Sherlock Gnomes (2018) Review

Following in the footsteps of the Man Of Steel and Captain America, Gnomeo and Juliet become the latest characters to have their sequel hijacked by a bunch of different characters as the franchise tries to position itself as a vehicle to reimagine classic British literature, a sort of anthology of garden toy stories.

When garden gnomes mysteriously vanish all over London, including Gnomeo and Juliet’s friends and family, there’s only one gnome to turn to: Sherlock Gnomes and his loyal sidekick Watson.

“Sherlock Gnomes” is a by-the-numbers sequel, if the numbers were generated by a faulty bingo machine propped up at a wonky angle. While the original “Gnomeo And Juliet” was a surprisingly charming and sweet retooling of Shakespeare’s classic play, woven cunningly throughout with classic Elton John tunes, this sequel feels lazy, repetitive and like half an idea for a movie padded out with what the makers hope will be residual affection for the characters from a different and entirely unconnected film.

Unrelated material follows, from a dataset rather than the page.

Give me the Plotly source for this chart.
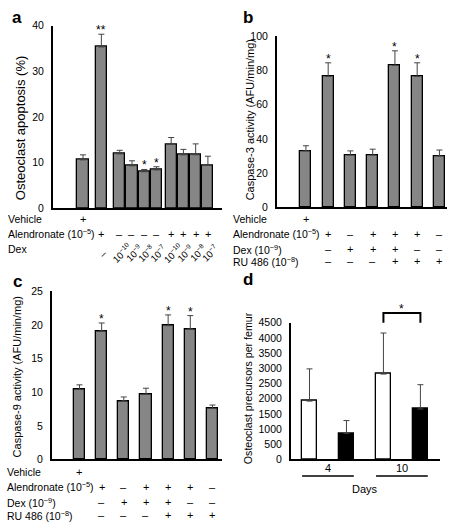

Emily Blunt is as reliable as ever but, thanks to an awkward, forced script, McAvoy seems to have trouble finding Gnomeo again, coming across as angry and oafish instead of goofily noble. Johnny Depp’s Sherlock Gnomes and Chiwetel Ejiofor’s Dr Watson likewise offer nothing new or interesting in their tediously vanilla takes on the classic figures although admittedly the animations used for Sherlock’s ‘Mind Palace’ are pretty good.

Worse still is the crass and obvious attempts to “Minion”-ise the Goons, the pointy-hatted gnomelets who provide the narrative chorus and occasional slapstick buffoonery. Much of that buffoonery appears in the trailers but, conspicuously, is absent from the film, much to the annoyance of the littlest Craggling who was looking forward to Mankini’s jacuzzi-inspired mudbath hijinks only to be disappointed. In that, at least, she was far from alone.

The story meanders from one half-cocked set piece to the next with little in the way of energy or wit and occasionally punctuated by cacophonous remixes of some of Elton’s familiar hits as well as a gratuitously out of place musical number from Mary J Blige and some casual racism as the gang head to London’s Chinatown. Literal throwaway references to Ray Harryhausen and famed Czech animator Karel Zeman only serve to reinforce the film’s lofty aims and actual mediocrity.

Bland and forgettable, this is garden ornament gadabout will soon find itself consigned to the compost heap of movie history.